Dividere: l’altra faccia del cieco potere
Divisivo, ovvero «ciò che crea divisioni o contrapposizioni, impedendo di preservare o di raggiungere un’unità di punti di vista e di intenti», è un neologismo, una parola nuova, intesa con questo significato. Vien da pensare subito che l’aggettivo abbia una connotazione negativa. Non va bene essere divisivi, giusto? Viviamo e prosperiamo e siamo sereni all’interno di buone relazioni, quando sappiamo trovare un’unità di intenti il nostro agire è molto più efficace, non ci disperdiamo nelle polemiche, non ci facciamo piccolissime inutili guerre che dissipano le nostre energie e non ci lasciano niente di importante e duraturo, solo un piccolo gradimento del nostro piccolo ego, quando vinciamo, e naturalmente non sempre si vince.
Invece oggi essere divisivi aiuta a vendere un libro, ad esempio. Ne parlano malissimo o benissimo, si formano i due schieramenti (linguaggio bellico, sentimenti bellici), le persone si appassionano (quel che basta a comprarlo, chissà chi li legge davvero poi quei libri, ma non importa, possiamo controllare la nostra libreria e verificare quanti libri abbiamo acquistato sull’onda della polemica e poi mai letti), e il gioco è fatto. Il gioco commerciale, naturalmente. Vendere. Poi c’è il gioco politico. Essere divisivi è politicamente vincente in una società estremamente distratta (dai social, dalla velocità del nostro vivere, dalla mancanza di spazi coltivati di pensiero) che bisogna sorprendere, afferrare attraverso l’emozione fortissima, l’indignazione, la rabbia e l’aggressività verso un nemico chiaro e distinto. Anche la politica ha bisogno di idee divisive, persone divisive, comportamenti divisivi. I quali hanno bisogno della guerra, per affermarsi.
Ecco, appunto, la guerra, che ci scoppia a poca distanza e che potrebbe forse ricomporre le nostre emozioni intorno al desiderio della pace, cercata con tutti i mezzi: la diplomazia soprattutto, l’impegno politico, le azioni di accoglienza, la preghiera per chi crede.

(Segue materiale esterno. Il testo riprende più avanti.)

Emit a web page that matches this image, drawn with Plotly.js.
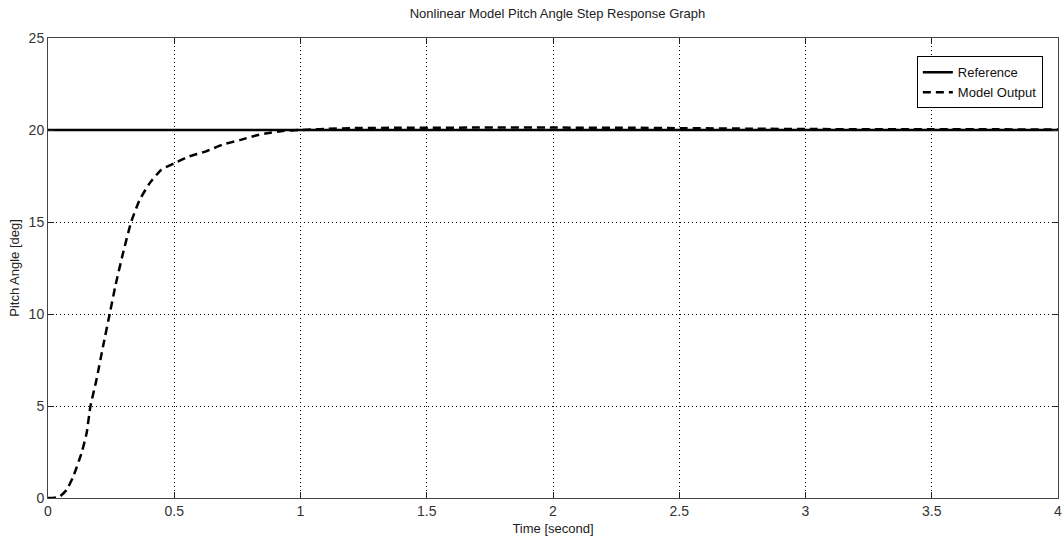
<!DOCTYPE html>
<html>
<head>
<meta charset="utf-8">
<script src="https://cdn.plot.ly/plotly-3.0.1.min.js"></script>
<style>html,body{margin:0;padding:0;background:#fff;}#chart{width:1064px;height:542px;}</style>
</head>
<body>
<div id="chart"></div>
<script>
var refTime = [0, 4];
var refValue = [20, 20];

var outTime = [0, 0.02, 0.047, 0.074, 0.1, 0.133, 0.153, 0.168, 0.192, 0.218, 0.245, 0.268, 0.297, 0.33, 0.363, 0.402, 0.449, 0.501, 0.56, 0.626, 0.69, 0.76, 0.823, 0.88, 0.93, 1.0, 1.05, 1.1, 1.2, 1.4, 1.7, 2.0, 2.3, 2.5, 2.8, 3.0, 3.5, 4.0];
var outValue = [0, 0, 0.09, 0.45, 1.17, 2.45, 3.53, 4.98, 6.43, 8.24, 10.05, 11.6, 13.3, 15.03, 16.2, 17.1, 17.84, 18.2, 18.57, 18.84, 19.2, 19.45, 19.7, 19.85, 19.95, 20.0, 20.03, 20.06, 20.1, 20.12, 20.13, 20.13, 20.12, 20.1, 20.07, 20.05, 20.04, 20.03];

var xTicks = [0, 0.5, 1, 1.5, 2, 2.5, 3, 3.5, 4];
var xTickText = ['0', '0.5', '1', '1.5', '2', '2.5', '3', '3.5', '4'];
var yTicks = [0, 5, 10, 15, 20, 25];
var yTickText = ['0', '5', '10', '15', '20', '25'];

var FONT = 'Liberation Sans, Arial, sans-serif';

var traces = [
  {x: refTime, y: refValue, type: 'scatter', mode: 'lines', name: 'Reference',
   line: {color: '#000', width: 2.5}},
  {x: outTime, y: outValue, type: 'scatter', mode: 'lines', name: 'Model Output',
   line: {color: '#000', width: 2.5, dash: '8px,5px', shape: 'spline', smoothing: 0.5}}
];

var axisCommon = {
  showline: true, linecolor: '#444', linewidth: 1, mirror: 'ticks',
  ticks: 'inside', ticklen: 6, tickcolor: '#222', tickwidth: 1,
  showgrid: true, gridcolor: '#000', gridwidth: 1, griddash: '1px,3px',
  zeroline: false, tickfont: {family: FONT, size: 14, color: '#333'},
  ticklabeloverflow: 'allow', fixedrange: true
};

var layout = {
  width: 1064, height: 542,
  margin: {l: 48, r: 6, t: 38, b: 44},
  paper_bgcolor: '#fff', plot_bgcolor: '#fff',
  font: {family: FONT, color: '#222'},
  title: {text: 'Nonlinear Model Pitch Angle Step Response Graph', x: 0.524, xanchor: 'center', y: 0.975, yanchor: 'middle',
          font: {family: FONT, size: 13, color: '#222'}},
  xaxis: Object.assign({}, axisCommon, {
    range: [0, 4], tickvals: xTicks, ticktext: xTickText,
    title: {text: 'Time [second]', font: {family: FONT, size: 13, color: '#222'}, standoff: 6}
  }),
  yaxis: Object.assign({}, axisCommon, {
    range: [0, 25], tickvals: yTicks, ticktext: yTickText,
    title: {text: 'Pitch Angle [deg]', font: {family: FONT, size: 13, color: '#222'}, standoff: 6}
  }),
  showlegend: true,
  legend: {x: 0.985, y: 0.96, xanchor: 'right', yanchor: 'top', bgcolor: '#fff',
           bordercolor: '#000', borderwidth: 1, font: {family: FONT, size: 13, color: '#111'},
           tracegroupgap: 0, itemwidth: 30}
};

Plotly.newPlot('chart', traces, layout, {displayModeBar: false, staticPlot: true});
</script>
</body>
</html>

Invece non è così. Ancora siamo sommersi da dibattiti divisivi, titoli di giornali divisivi. E quel che non è divisivo purtroppo sparisce, non lo si vede nel mare delle notizie e delle parole. Semplicemente non c’è. Calma piatta. Le Scritture conoscono la mala arte del dividere. È magnificamente rappresentata nel racconto delle tentazioni di Gesù, quando il diavolo nel deserto prova a separarlo da Dio: «Se sei Figlio di Dio» (Mt 4,1 ss). Diavolo è parola che viene dal greco Δια (cioè attraverso) e βάλλω (cioè gettare). Quindi è termine che sta a significare il mettere in mezzo qualcosa, il separare, e poi, come significato più largo, l’accusare, il ferire, il calunniare. Essere divisivi non è avere idee diverse, è ferire l’altro, provocarne la reazione scomposta perché lo si fa sentire separato, lontano, attaccato. Non c’è pensiero nella mala arte del divisore. C’è la cieca determinazione del potere. Come si fa, allora?
Per la Bibbia il male non è un destino, non è colpa dell’aria che tira, per quanto possa essere un’aria divisiva e feroce come a volte intorno a noi. C’è sempre la responsabilità individuale di mettere in gioco strumenti e parole diversi. Tutti. C’è un potere di vita nelle scelte quotidiane. Chiudere la televisione di fronte a un falso dibattito divisivo. Non acquistare giornali dai titoli divisivi. Imparare a riconoscere la trappola di una battuta in ufficio che ci vuole dividere in fazioni. Oggi non è facile per niente. Bisogna anche studiare, diventare esperti di tecniche di pacificazione dei rapporti, evitare parole di conflitto, si trova tanto e facilmente anche in internet. Perché no?